━━━━━ DATA SHOWN ━━━━━
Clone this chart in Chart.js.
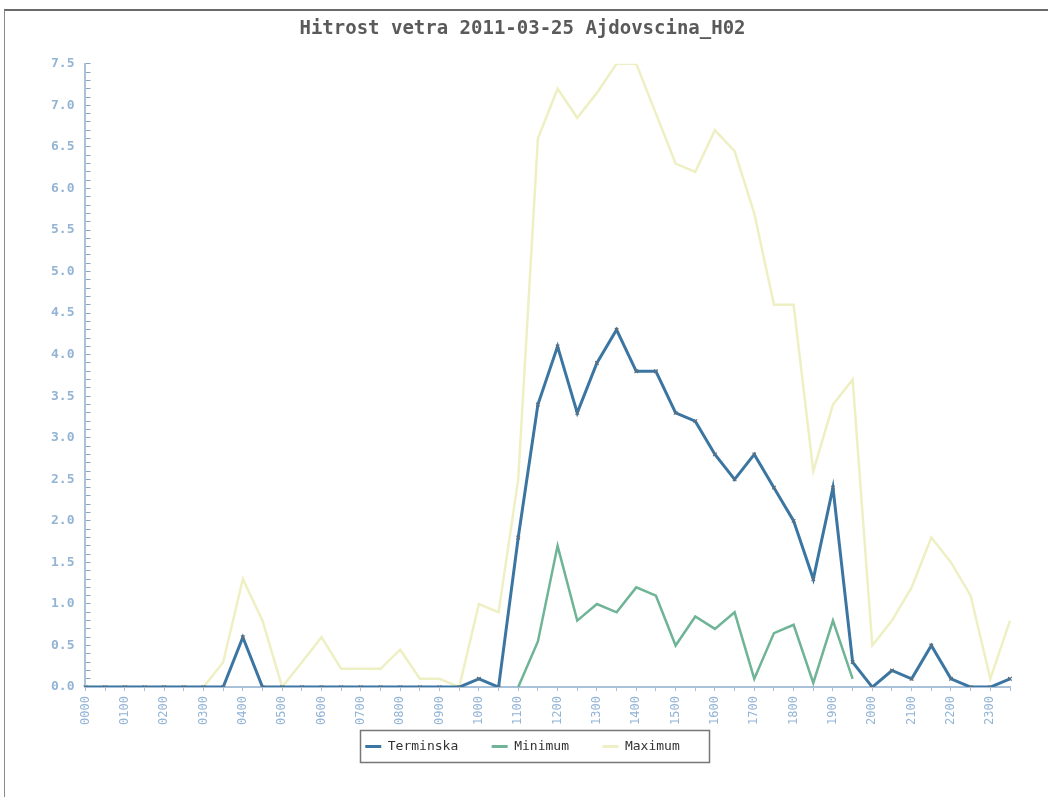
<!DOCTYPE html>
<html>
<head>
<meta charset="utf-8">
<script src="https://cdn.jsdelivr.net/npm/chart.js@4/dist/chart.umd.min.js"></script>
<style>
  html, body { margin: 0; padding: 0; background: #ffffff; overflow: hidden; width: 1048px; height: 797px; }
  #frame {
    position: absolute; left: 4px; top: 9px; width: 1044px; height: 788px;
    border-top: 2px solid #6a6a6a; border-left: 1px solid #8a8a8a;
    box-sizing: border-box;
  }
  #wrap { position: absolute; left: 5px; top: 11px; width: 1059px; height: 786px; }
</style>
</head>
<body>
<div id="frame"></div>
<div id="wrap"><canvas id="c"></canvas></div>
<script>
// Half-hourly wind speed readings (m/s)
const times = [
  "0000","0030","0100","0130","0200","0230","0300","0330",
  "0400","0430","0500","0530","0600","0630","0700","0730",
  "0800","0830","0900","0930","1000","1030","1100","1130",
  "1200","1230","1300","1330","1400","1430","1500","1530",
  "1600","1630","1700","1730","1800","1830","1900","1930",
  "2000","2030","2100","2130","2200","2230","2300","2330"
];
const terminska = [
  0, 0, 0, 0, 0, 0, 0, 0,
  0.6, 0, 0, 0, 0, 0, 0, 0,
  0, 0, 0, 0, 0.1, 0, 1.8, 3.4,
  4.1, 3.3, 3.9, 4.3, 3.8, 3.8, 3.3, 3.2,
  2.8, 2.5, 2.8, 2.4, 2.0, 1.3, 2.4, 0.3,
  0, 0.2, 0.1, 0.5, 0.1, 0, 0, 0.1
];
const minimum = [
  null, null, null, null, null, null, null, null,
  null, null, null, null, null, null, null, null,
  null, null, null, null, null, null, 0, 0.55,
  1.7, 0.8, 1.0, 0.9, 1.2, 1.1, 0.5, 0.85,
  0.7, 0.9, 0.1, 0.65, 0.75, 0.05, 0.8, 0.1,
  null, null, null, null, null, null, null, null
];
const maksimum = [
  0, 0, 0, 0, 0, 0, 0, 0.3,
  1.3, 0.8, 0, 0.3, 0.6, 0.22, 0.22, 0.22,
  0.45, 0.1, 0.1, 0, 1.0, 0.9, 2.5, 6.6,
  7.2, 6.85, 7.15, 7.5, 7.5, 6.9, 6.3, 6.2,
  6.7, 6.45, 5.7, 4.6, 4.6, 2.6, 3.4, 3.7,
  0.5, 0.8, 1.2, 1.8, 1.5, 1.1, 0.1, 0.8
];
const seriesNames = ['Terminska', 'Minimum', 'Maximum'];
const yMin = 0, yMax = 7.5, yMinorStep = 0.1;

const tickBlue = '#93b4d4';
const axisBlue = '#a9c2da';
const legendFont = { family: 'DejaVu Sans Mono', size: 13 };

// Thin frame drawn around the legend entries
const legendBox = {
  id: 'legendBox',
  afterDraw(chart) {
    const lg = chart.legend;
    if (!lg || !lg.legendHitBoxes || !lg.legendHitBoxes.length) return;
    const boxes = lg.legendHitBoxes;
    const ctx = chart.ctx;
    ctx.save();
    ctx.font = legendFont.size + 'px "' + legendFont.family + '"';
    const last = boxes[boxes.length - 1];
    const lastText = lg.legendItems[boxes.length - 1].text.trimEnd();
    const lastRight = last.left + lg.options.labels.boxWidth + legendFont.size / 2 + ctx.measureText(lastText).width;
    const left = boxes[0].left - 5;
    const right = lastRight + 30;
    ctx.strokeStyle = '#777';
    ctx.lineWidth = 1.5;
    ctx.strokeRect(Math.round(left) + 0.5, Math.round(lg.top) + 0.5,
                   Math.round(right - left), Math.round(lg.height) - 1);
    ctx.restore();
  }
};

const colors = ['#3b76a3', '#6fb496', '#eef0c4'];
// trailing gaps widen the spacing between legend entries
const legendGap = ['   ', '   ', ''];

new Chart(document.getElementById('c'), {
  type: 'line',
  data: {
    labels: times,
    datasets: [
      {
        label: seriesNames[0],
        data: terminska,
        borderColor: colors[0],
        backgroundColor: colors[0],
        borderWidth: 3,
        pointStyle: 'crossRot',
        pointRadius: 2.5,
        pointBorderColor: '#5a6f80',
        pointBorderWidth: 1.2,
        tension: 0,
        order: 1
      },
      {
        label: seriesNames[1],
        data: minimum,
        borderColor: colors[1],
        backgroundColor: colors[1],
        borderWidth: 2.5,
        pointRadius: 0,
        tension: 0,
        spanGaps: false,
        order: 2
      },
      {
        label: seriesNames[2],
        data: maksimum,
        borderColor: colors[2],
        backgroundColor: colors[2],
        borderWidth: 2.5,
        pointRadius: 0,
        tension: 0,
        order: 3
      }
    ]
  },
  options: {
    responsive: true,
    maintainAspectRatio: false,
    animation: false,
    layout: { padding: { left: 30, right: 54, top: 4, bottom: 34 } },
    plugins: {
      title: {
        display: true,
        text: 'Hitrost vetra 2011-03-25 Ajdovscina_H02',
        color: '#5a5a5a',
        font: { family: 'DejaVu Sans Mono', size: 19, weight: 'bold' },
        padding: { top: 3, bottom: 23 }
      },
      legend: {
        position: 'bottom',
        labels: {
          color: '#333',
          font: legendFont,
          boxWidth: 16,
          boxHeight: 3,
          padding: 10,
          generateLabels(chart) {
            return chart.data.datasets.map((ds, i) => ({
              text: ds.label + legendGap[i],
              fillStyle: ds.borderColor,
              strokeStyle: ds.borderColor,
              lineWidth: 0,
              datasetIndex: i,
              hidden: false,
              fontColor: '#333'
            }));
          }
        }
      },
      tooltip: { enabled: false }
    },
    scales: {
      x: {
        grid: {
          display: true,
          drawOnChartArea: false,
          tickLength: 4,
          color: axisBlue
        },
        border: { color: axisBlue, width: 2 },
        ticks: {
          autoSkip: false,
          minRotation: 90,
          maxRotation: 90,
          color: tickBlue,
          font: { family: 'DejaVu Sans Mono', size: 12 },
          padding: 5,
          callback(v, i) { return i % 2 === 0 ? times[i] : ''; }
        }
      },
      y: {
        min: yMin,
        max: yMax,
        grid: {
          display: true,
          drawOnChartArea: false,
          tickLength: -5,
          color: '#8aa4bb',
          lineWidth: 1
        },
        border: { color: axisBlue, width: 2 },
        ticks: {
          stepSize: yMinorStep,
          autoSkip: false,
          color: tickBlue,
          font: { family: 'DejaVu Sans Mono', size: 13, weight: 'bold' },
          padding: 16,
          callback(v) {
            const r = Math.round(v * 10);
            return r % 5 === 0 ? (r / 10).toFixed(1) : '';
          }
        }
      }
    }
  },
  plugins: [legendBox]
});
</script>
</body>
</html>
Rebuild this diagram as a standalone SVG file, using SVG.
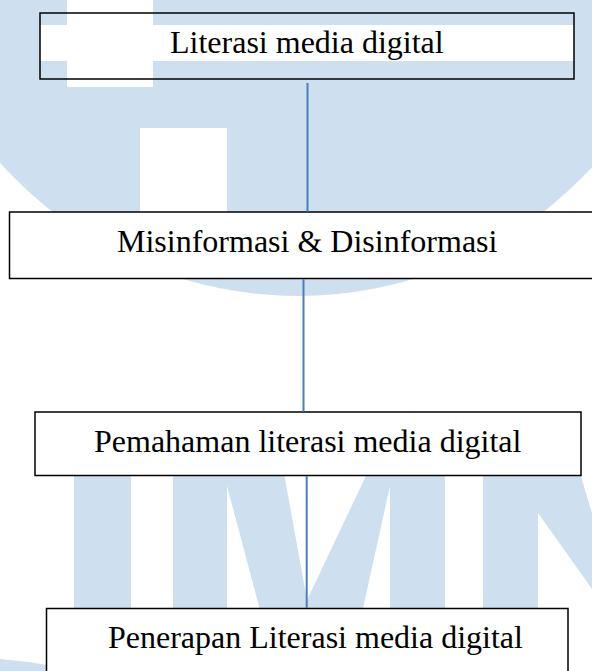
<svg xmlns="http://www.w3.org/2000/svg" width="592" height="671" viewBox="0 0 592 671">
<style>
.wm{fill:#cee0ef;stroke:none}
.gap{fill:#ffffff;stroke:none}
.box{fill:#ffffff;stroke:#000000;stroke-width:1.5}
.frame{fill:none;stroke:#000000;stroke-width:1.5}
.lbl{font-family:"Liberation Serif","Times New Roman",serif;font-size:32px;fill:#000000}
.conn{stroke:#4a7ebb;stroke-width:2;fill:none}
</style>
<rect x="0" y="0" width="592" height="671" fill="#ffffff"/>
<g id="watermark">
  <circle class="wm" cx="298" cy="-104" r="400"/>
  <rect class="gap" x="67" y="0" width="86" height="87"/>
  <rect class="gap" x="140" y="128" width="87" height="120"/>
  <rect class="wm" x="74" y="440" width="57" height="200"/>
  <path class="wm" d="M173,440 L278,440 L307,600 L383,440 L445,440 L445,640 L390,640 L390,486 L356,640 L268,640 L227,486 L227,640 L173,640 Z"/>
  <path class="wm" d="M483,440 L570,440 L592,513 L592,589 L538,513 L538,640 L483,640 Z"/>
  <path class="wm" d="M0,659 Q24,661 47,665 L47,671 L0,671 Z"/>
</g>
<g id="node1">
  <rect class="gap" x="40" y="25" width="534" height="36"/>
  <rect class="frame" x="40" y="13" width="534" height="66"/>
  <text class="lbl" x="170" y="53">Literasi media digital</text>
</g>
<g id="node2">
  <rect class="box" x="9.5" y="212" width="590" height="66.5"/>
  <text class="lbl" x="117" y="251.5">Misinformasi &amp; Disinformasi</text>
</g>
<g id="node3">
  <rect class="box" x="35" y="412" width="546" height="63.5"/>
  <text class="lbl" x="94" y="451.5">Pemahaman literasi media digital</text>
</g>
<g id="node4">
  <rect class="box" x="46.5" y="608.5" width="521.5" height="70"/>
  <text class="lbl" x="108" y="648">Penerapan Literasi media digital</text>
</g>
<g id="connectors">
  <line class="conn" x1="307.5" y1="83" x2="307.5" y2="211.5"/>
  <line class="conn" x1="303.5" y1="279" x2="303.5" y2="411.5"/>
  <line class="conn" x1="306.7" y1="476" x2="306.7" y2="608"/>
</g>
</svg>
━━━━━
TASK TO CARRY OUT
Find every line in the records that contains the word "this"; copy those lines.

CORRECT RESULT
Clone this chart in Chart.js.
Rebuild this diagram as a standalone SVG file, using SVG.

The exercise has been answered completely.